La decisione dà un duro colpo all’impegno della Casa Bianca contro disinformazione e contenuti d’odio online ed è destinato a fare discutere democratici e repubblicani nei mesi a venire, man mano che verranno al pettine altre cause analoghe – sono una decina – e, soprattutto, verso la campagna per Usa 2024.
Nel caso ‘Missouri v. Biden’ i procuratori generali, repubblicani, del Missouri e della Louisiana hanno accusato l’Amministrazione di “un’operazione tentacolare di censura federale” per eliminare dai social contenuti “contrari alla sua agenda” come l’obbligo di mascherina durante la pandemia o il vaccino anti-Covid per i bambini. Inoltre, i conservatori contestano la soppressione di post relativi ai guai giudiziari del figlio del presidente, Hunter.
In una sentenza di ben 155 pagine, il giudice Doughty ha stabilito che funzionari della Casa Bianca e delle agenzie federali non possono intervenire sui social networks per “incoraggiare, fare pressione o indurre la rimozione o la cancellazione di contenuti protetti dalla libertà di parola”.
Il procuratore del Missouri, Andrew Bailey ha esultato per questa decisione, “la più importante degli ultimi decenni”. Il giudice ha anche citato scambi di email intercorsi tra l’Amministrazione e le piattaforme. In una dell’aprile del 2021, l’ex direttore della strategia digitale della Casa Bianca, Rob Flaherty, scriveva a Google per esprimere la sensazione che contenuti pubblicati su Youtube inducevano ad “essere scettici” sul vaccino contro il Covid.
Per il momento, la Casa Bianca si è limitata a commentare che la decisione del giudice è all’esame del segretario alla Giustizia Merrick Garland, affermando che “i social networks sono responsabili dei contenuti che pubblicano e del loro impatto sul popolo americano”.
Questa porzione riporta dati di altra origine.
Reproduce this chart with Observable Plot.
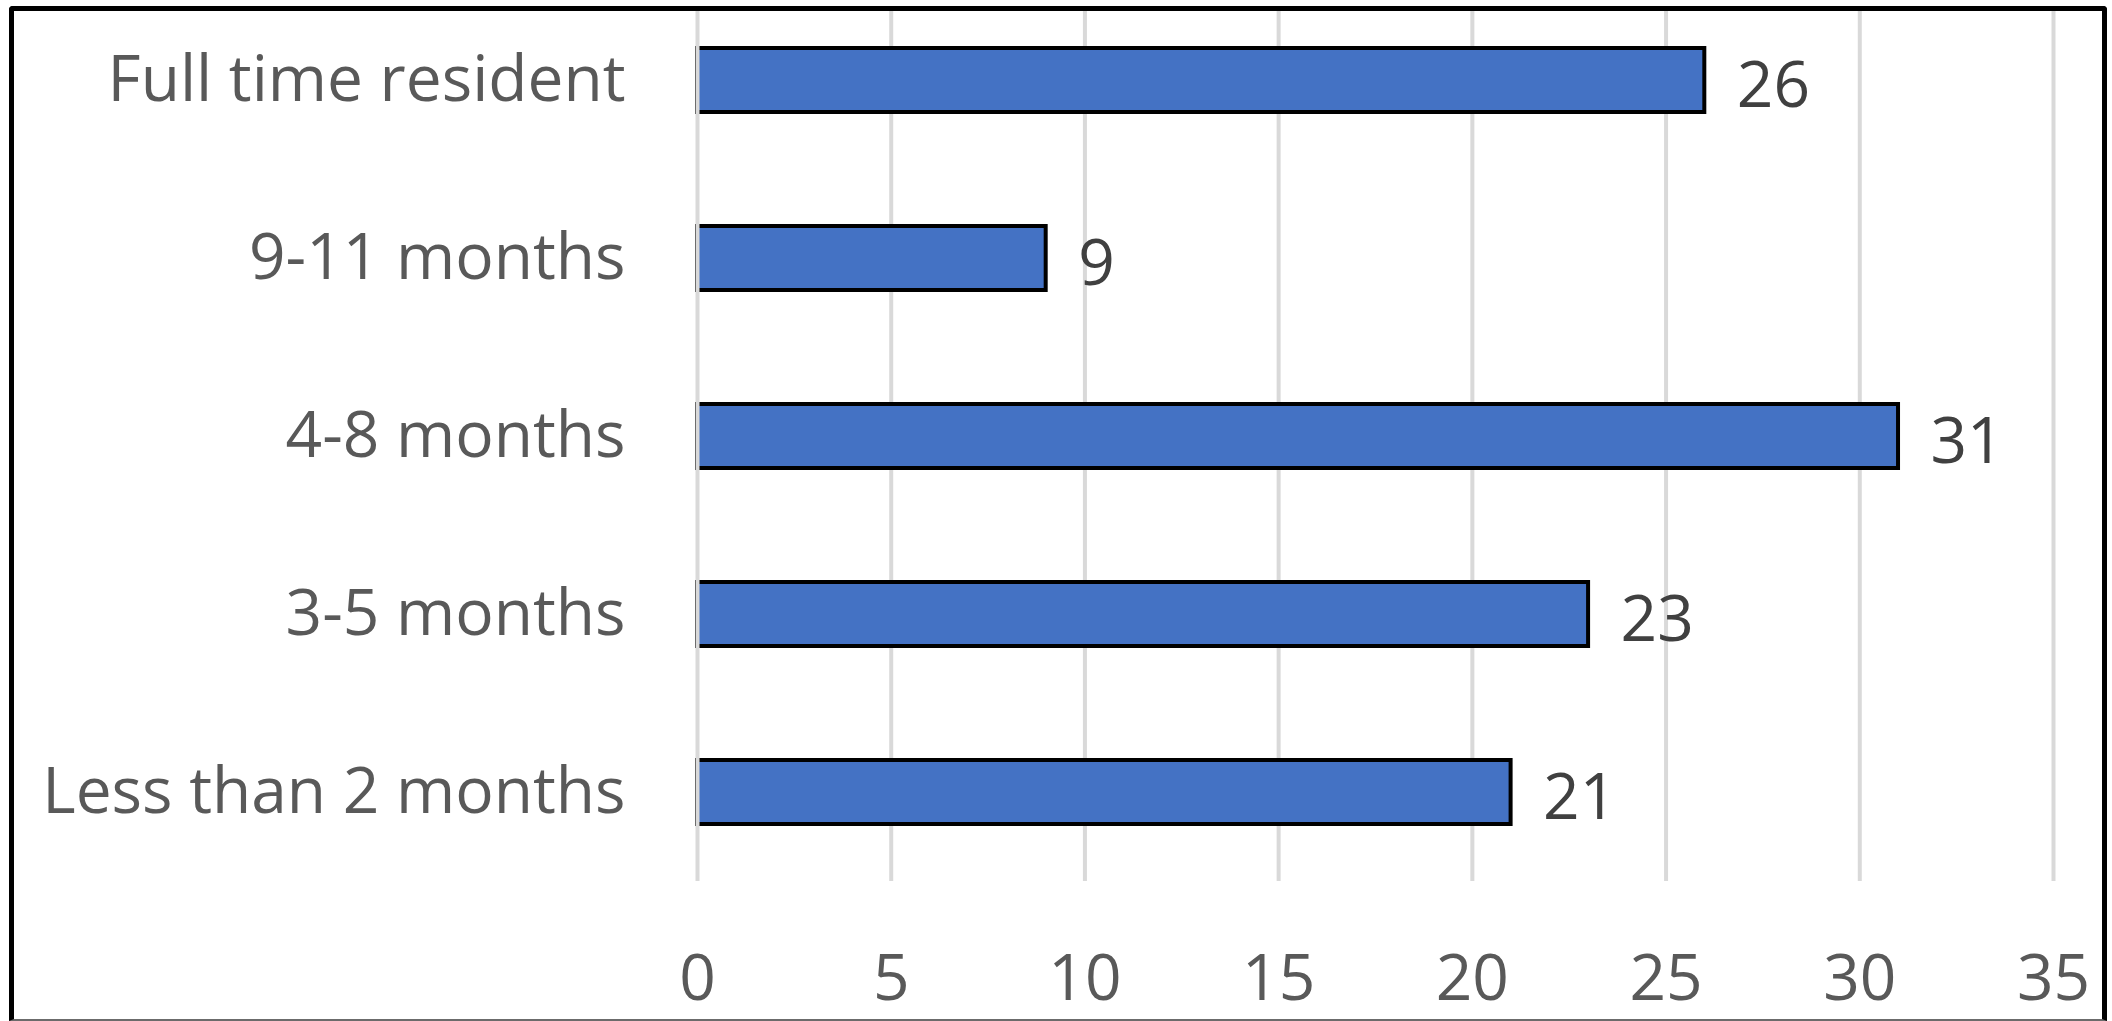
<!DOCTYPE html>
<html><head><meta charset="utf-8">
<script src="https://cdn.jsdelivr.net/npm/d3@7"></script>
<script src="https://cdn.jsdelivr.net/npm/@observablehq/plot@0.6"></script>
<style>
html,body{margin:0;padding:0;background:#fff;}
#wrap{position:relative;width:2112px;height:1021px;overflow:hidden;background:#fff;}
#frame{position:absolute;left:9px;top:6px;width:2098px;height:1015px;box-sizing:border-box;border:5px solid #000;border-bottom:2px solid #6b6b6b;border-radius:4px 4px 0 0;overflow:hidden;}
#frame svg{position:absolute;left:-14px;top:-31px;max-width:none !important;width:2112px !important;height:1041px !important;}
</style></head><body>
<div id="wrap"><div id="frame"></div></div>
<script>
const categories = ["Full time resident", "9-11 months", "4-8 months", "3-5 months", "Less than 2 months"];
const values = [26, 9, 31, 23, 21];
const xTicks = [0, 5, 10, 15, 20, 25, 30, 35];

const data = categories.map((c, i) => ({category: c, value: values[i]}));
const font = "'Open Sans', sans-serif";

const chart = Plot.plot({
  width: 2112, height: 1041,
  marginTop: 11, marginBottom: 140, marginLeft: 697, marginRight: 59,
  style: {fontFamily: font, fontSize: "64px", background: "transparent", overflow: "visible", maxWidth: "none"},
  x: {domain: [0, 35], ticks: xTicks, label: null},
  y: {domain: categories, paddingInner: 0.64, paddingOuter: 0.32, label: null},
  marks: [
    Plot.gridX(xTicks.filter(t => t > 0), {stroke: "#d9d9d9", strokeWidth: 4, strokeOpacity: 1}),
    Plot.barX(data, {x: "value", y: "category", fill: "#4472c4", stroke: "#000", strokeWidth: 4}),
    Plot.gridX([0], {stroke: "#d9d9d9", strokeWidth: 4, strokeOpacity: 1}),
    Plot.text(data, {x: "value", y: "category", text: d => String(d.value), textAnchor: "start", dx: 32, dy: 6, fill: "#404040", fontSize: 64}),
    Plot.axisX(xTicks, {tickSize: 0, tickPadding: 73, color: "#595959", label: null, fontSize: 64}),
    Plot.axisY({tickSize: 0, tickPadding: 72, color: "#595959", label: null, fontSize: 64})
  ]
});
document.getElementById("frame").appendChild(chart);
</script>
</body></html>
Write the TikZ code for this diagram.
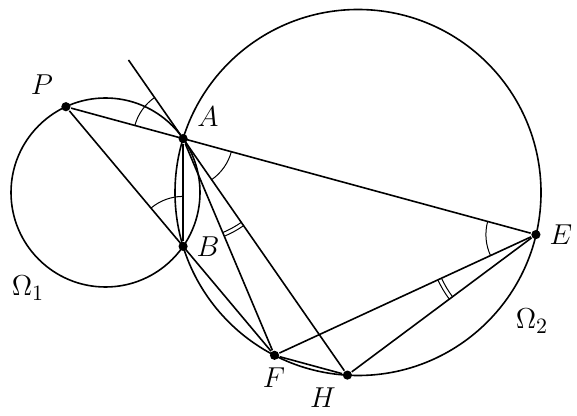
\documentclass[tikz,border=0pt]{standalone}
\usetikzlibrary{angles}
\begin{document}
\begin{tikzpicture}[x=0.5pt,y=-0.5pt,line width=0.8pt,line join=round,
  dot/.style={circle,fill,inner sep=0pt,minimum size=4.6pt},
  lab/.style={inner sep=0pt,font=\fontsize{15.7}{19}\selectfont},
  angmark/.style={draw,line width=0.5pt,angle radius=25pt},
  dblmark/.style={draw,line width=0.5pt}]
\useasboundingbox (0,0) rectangle (577,416);
\coordinate (O1) at (105.5,192.5);
\coordinate (O2) at (358,192.5);
\draw (O1) circle [radius=94.5];
\draw (O2) circle [radius=183];
\node[dot] (A) at (183.1,138.6) {};
\node[dot] (B) at (183.1,246.4) {};
\node[dot] (P) at (65.9,106.7) {};
\node[dot] (E) at (535.9,234.6) {};
\node[dot] (F) at (274.5,355.3) {};
\node[dot] (H) at (347.4,375.1) {};
\coordinate (T) at (128.5,60);
\draw (P) -- (E);
\draw (P) -- (F);
\draw (A) -- (B);
\draw (A) -- (F);
\draw (T) -- (H);
\draw (F) -- (E);
\draw (H) -- (E);
\draw (F) -- (H);
\pic[angmark] {angle=T--A--P};
\pic[angmark] {angle=H--A--E};
\pic[angmark] {angle=A--B--P};
\pic[angmark] {angle=A--E--F};
\pic[dblmark,angle radius=51pt] {angle=F--A--H};
\pic[dblmark,angle radius=53pt] {angle=F--A--H};
\pic[dblmark,angle radius=52pt] {angle=F--E--H};
\pic[dblmark,angle radius=54pt] {angle=F--E--H};
\node[lab] (lP) at (42,85) {$P$};
\node[lab] (lA) at (208,117) {$A$};
\node[lab] (lB) at (208,247) {$B$};
\node[lab] (lE) at (561,235) {$E$};
\node[lab] (lF) at (274,378) {$F$};
\node[lab] (lH) at (323,398) {$H$};
\node[lab] (lO1) at (28,288) {$\Omega_1$};
\node[lab] (lO2) at (532,321) {$\Omega_2$};
\end{tikzpicture}
\end{document}
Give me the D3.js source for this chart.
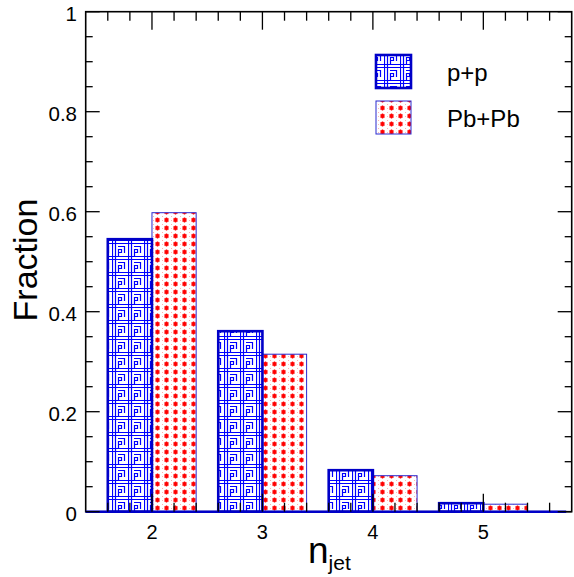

Nelle sue controdeduzioni all’azione giudiziaria di Missouri e Louisiana, l’Amministrazione aveva sostenuto che una misura del genere “avrebbe significativamente intaccato la capacità delle autorità federali di combattere malevole campagne d’influenza straniera, di perseguire il crimine, di tutelare la sicurezza nazionale e di fornire al pubblico informazioni accurate su temi di grande preoccupazione, come la salute e l’integrità del processo elettorale”.